§ Aim
Transcribe all of the material below word for word and leave out its pictures.

§ Source material
_ _ _
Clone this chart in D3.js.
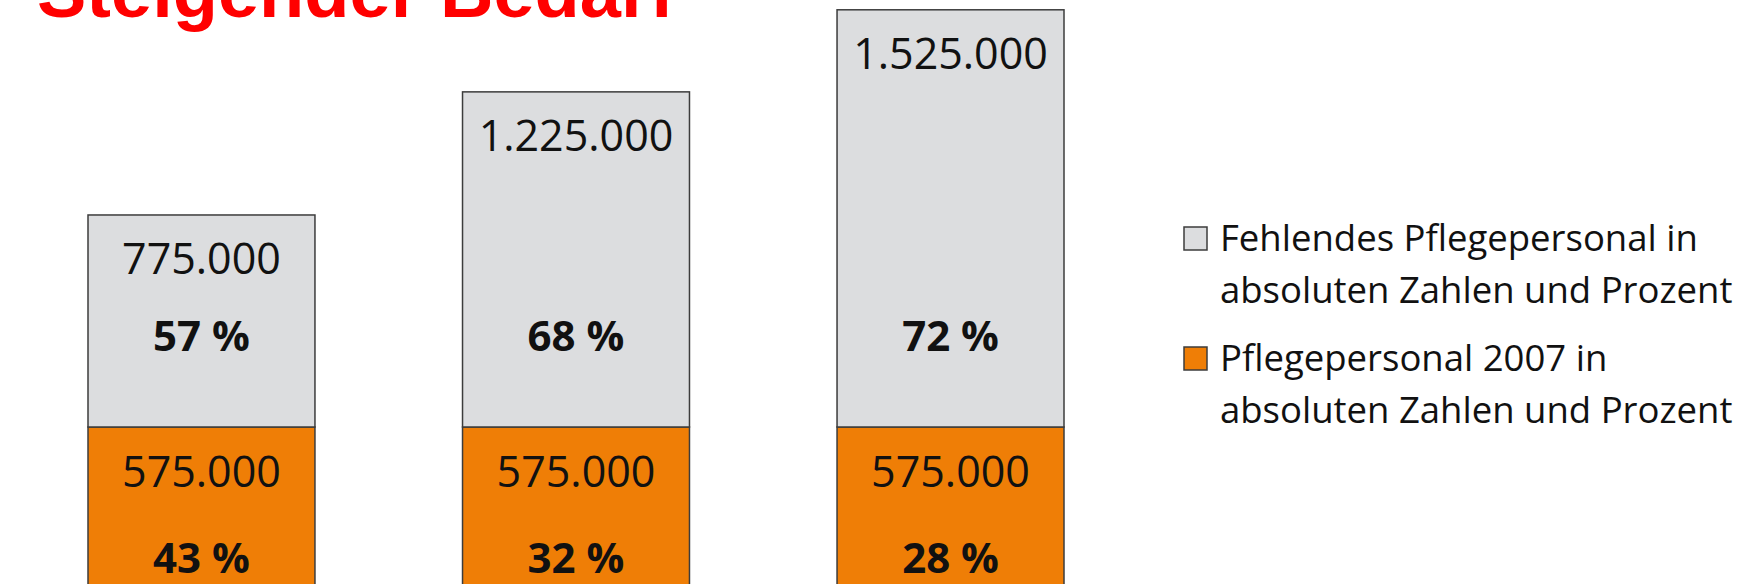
<!DOCTYPE html>
<html>
<head>
<meta charset="utf-8">
<script src="https://cdn.jsdelivr.net/npm/d3@7"></script>
<style>
  html, body { margin: 0; padding: 0; background: #ffffff; overflow: hidden; }
  svg { display: block; }
</style>
</head>
<body>
<svg id="chart" width="1748" height="584"></svg>
<script>
// ---- data ----
const categories = ["Bedarf A", "Bedarf B", "Bedarf C"];
const staff2007 = [575000, 575000, 575000];          // Pflegepersonal 2007
const missingStaff = [775000, 1225000, 1525000];     // Fehlendes Pflegepersonal
const staffPct = [43, 32, 28];
const missingPct = [57, 68, 72];
const seriesNames = [
  ["Fehlendes Pflegepersonal in", "absoluten Zahlen und Prozent"],
  ["Pflegepersonal 2007 in", "absoluten Zahlen und Prozent"]
];
const titleText = "Steigender Bedarf";

// ---- setup ----
const W = 1748, H = 584;
const svg = d3.select("#chart");
const de = d3.formatLocale({ decimal: ",", thousands: ".", grouping: [3], currency: ["", " €"] });
const fmt = de.format(",d");

const colGray = "#dcdddf";
const colOrange = "#ef7e06";
const colBorder = "#3c3c3c";
const labelFont = "'Open Sans', sans-serif";

const x = d3.scaleBand().domain(categories).range([88, 1064]).paddingInner(0.394).paddingOuter(0);
const y = d3.scaleLinear().domain([0, 2100000]).range([584.3, 9.8]);

const rows = categories.map((c, i) => ({
  cat: c, staff: staff2007[i], missing: missingStaff[i], sp: staffPct[i], mp: missingPct[i]
}));

// ---- bars ----
const g = svg.append("g");
g.selectAll("rect.staff").data(rows).join("rect")
  .attr("class", "staff")
  .attr("x", d => x(d.cat))
  .attr("width", x.bandwidth())
  .attr("y", d => y(d.staff))
  .attr("height", d => y(0) - y(d.staff) + 4)
  .attr("fill", colOrange)
  .attr("stroke", colBorder)
  .attr("stroke-width", 1.5);
g.selectAll("rect.missing").data(rows).join("rect")
  .attr("class", "missing")
  .attr("x", d => x(d.cat))
  .attr("width", x.bandwidth())
  .attr("y", d => y(d.staff + d.missing))
  .attr("height", d => y(d.staff) - y(d.staff + d.missing))
  .attr("fill", colGray)
  .attr("stroke", colBorder)
  .attr("stroke-width", 1.5);

// ---- labels ----
const cx = d => x(d.cat) + x.bandwidth() / 2;
g.selectAll("text.mval").data(rows).join("text")
  .attr("x", cx).attr("y", d => y(d.staff + d.missing) + 59)
  .attr("text-anchor", "middle").attr("font-family", labelFont)
  .attr("font-size", 43).attr("fill", "#111")
  .text(d => fmt(d.missing));
g.selectAll("text.mpct").data(rows).join("text")
  .attr("x", cx).attr("y", d => y(d.staff) - 76)
  .attr("text-anchor", "middle").attr("font-family", labelFont)
  .attr("font-size", 42).attr("font-weight", "bold").attr("fill", "#111")
  .text(d => d.mp + " %");
g.selectAll("text.sval").data(rows).join("text")
  .attr("x", cx).attr("y", d => y(d.staff) + 60)
  .attr("text-anchor", "middle").attr("font-family", labelFont)
  .attr("font-size", 43).attr("fill", "#111")
  .text(d => fmt(d.staff));
g.selectAll("text.spct").data(rows).join("text")
  .attr("x", cx).attr("y", d => y(d.staff) + 146)
  .attr("text-anchor", "middle").attr("font-family", labelFont)
  .attr("font-size", 42).attr("font-weight", "bold").attr("fill", "#111")
  .text(d => d.sp + " %");

// ---- title ----
svg.append("text")
  .attr("x", 37).attr("y", 17)
  .attr("font-family", "'Liberation Sans', Arial, sans-serif")
  .attr("font-weight", "bold").attr("font-size", 74)
  .attr("fill", "#ff0000")
  .text(titleText);

// ---- legend ----
const legendColors = [colGray, colOrange];
const legendTops = [227, 347];
const leg = svg.append("g");
seriesNames.forEach((lines, i) => {
  leg.append("rect")
    .attr("x", 1184).attr("y", legendTops[i])
    .attr("width", 23).attr("height", 23)
    .attr("fill", legendColors[i])
    .attr("stroke", colBorder).attr("stroke-width", 1.5);
  lines.forEach((t, j) => {
    leg.append("text")
      .attr("x", 1220).attr("y", legendTops[i] + 24 + j * 52)
      .attr("font-family", labelFont).attr("font-size", 36.5)
      .attr("fill", "#111")
      .text(t);
  });
});
</script>
</body>
</html>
_ _ _
§ Written response
Clone this chart in D3.js.
<!DOCTYPE html>
<html>
<head>
<meta charset="utf-8">
<script src="https://cdn.jsdelivr.net/npm/d3@7"></script>
<style>
  html, body { margin: 0; padding: 0; background: #ffffff; overflow: hidden; }
  svg { display: block; }
</style>
</head>
<body>
<svg id="chart" width="1748" height="584"></svg>
<script>
// ---- data ----
const categories = ["Bedarf A", "Bedarf B", "Bedarf C"];
const staff2007 = [575000, 575000, 575000];          // Pflegepersonal 2007
const missingStaff = [775000, 1225000, 1525000];     // Fehlendes Pflegepersonal
const staffPct = [43, 32, 28];
const missingPct = [57, 68, 72];
const seriesNames = [
  ["Fehlendes Pflegepersonal in", "absoluten Zahlen und Prozent"],
  ["Pflegepersonal 2007 in", "absoluten Zahlen und Prozent"]
];
const titleText = "Steigender Bedarf";

// ---- setup ----
const W = 1748, H = 584;
const svg = d3.select("#chart");
const de = d3.formatLocale({ decimal: ",", thousands: ".", grouping: [3], currency: ["", " €"] });
const fmt = de.format(",d");

const colGray = "#dcdddf";
const colOrange = "#ef7e06";
const colBorder = "#3c3c3c";
const labelFont = "'Open Sans', sans-serif";

const x = d3.scaleBand().domain(categories).range([88, 1064]).paddingInner(0.394).paddingOuter(0);
const y = d3.scaleLinear().domain([0, 2100000]).range([584.3, 9.8]);

const rows = categories.map((c, i) => ({
  cat: c, staff: staff2007[i], missing: missingStaff[i], sp: staffPct[i], mp: missingPct[i]
}));

// ---- bars ----
const g = svg.append("g");
g.selectAll("rect.staff").data(rows).join("rect")
  .attr("class", "staff")
  .attr("x", d => x(d.cat))
  .attr("width", x.bandwidth())
  .attr("y", d => y(d.staff))
  .attr("height", d => y(0) - y(d.staff) + 4)
  .attr("fill", colOrange)
  .attr("stroke", colBorder)
  .attr("stroke-width", 1.5);
g.selectAll("rect.missing").data(rows).join("rect")
  .attr("class", "missing")
  .attr("x", d => x(d.cat))
  .attr("width", x.bandwidth())
  .attr("y", d => y(d.staff + d.missing))
  .attr("height", d => y(d.staff) - y(d.staff + d.missing))
  .attr("fill", colGray)
  .attr("stroke", colBorder)
  .attr("stroke-width", 1.5);

// ---- labels ----
const cx = d => x(d.cat) + x.bandwidth() / 2;
g.selectAll("text.mval").data(rows).join("text")
  .attr("x", cx).attr("y", d => y(d.staff + d.missing) + 59)
  .attr("text-anchor", "middle").attr("font-family", labelFont)
  .attr("font-size", 43).attr("fill", "#111")
  .text(d => fmt(d.missing));
g.selectAll("text.mpct").data(rows).join("text")
  .attr("x", cx).attr("y", d => y(d.staff) - 76)
  .attr("text-anchor", "middle").attr("font-family", labelFont)
  .attr("font-size", 42).attr("font-weight", "bold").attr("fill", "#111")
  .text(d => d.mp + " %");
g.selectAll("text.sval").data(rows).join("text")
  .attr("x", cx).attr("y", d => y(d.staff) + 60)
  .attr("text-anchor", "middle").attr("font-family", labelFont)
  .attr("font-size", 43).attr("fill", "#111")
  .text(d => fmt(d.staff));
g.selectAll("text.spct").data(rows).join("text")
  .attr("x", cx).attr("y", d => y(d.staff) + 146)
  .attr("text-anchor", "middle").attr("font-family", labelFont)
  .attr("font-size", 42).attr("font-weight", "bold").attr("fill", "#111")
  .text(d => d.sp + " %");

// ---- title ----
svg.append("text")
  .attr("x", 37).attr("y", 17)
  .attr("font-family", "'Liberation Sans', Arial, sans-serif")
  .attr("font-weight", "bold").attr("font-size", 74)
  .attr("fill", "#ff0000")
  .text(titleText);

// ---- legend ----
const legendColors = [colGray, colOrange];
const legendTops = [227, 347];
const leg = svg.append("g");
seriesNames.forEach((lines, i) => {
  leg.append("rect")
    .attr("x", 1184).attr("y", legendTops[i])
    .attr("width", 23).attr("height", 23)
    .attr("fill", legendColors[i])
    .attr("stroke", colBorder).attr("stroke-width", 1.5);
  lines.forEach((t, j) => {
    leg.append("text")
      .attr("x", 1220).attr("y", legendTops[i] + 24 + j * 52)
      .attr("font-family", labelFont).attr("font-size", 36.5)
      .attr("fill", "#111")
      .text(t);
  });
});
</script>
</body>
</html>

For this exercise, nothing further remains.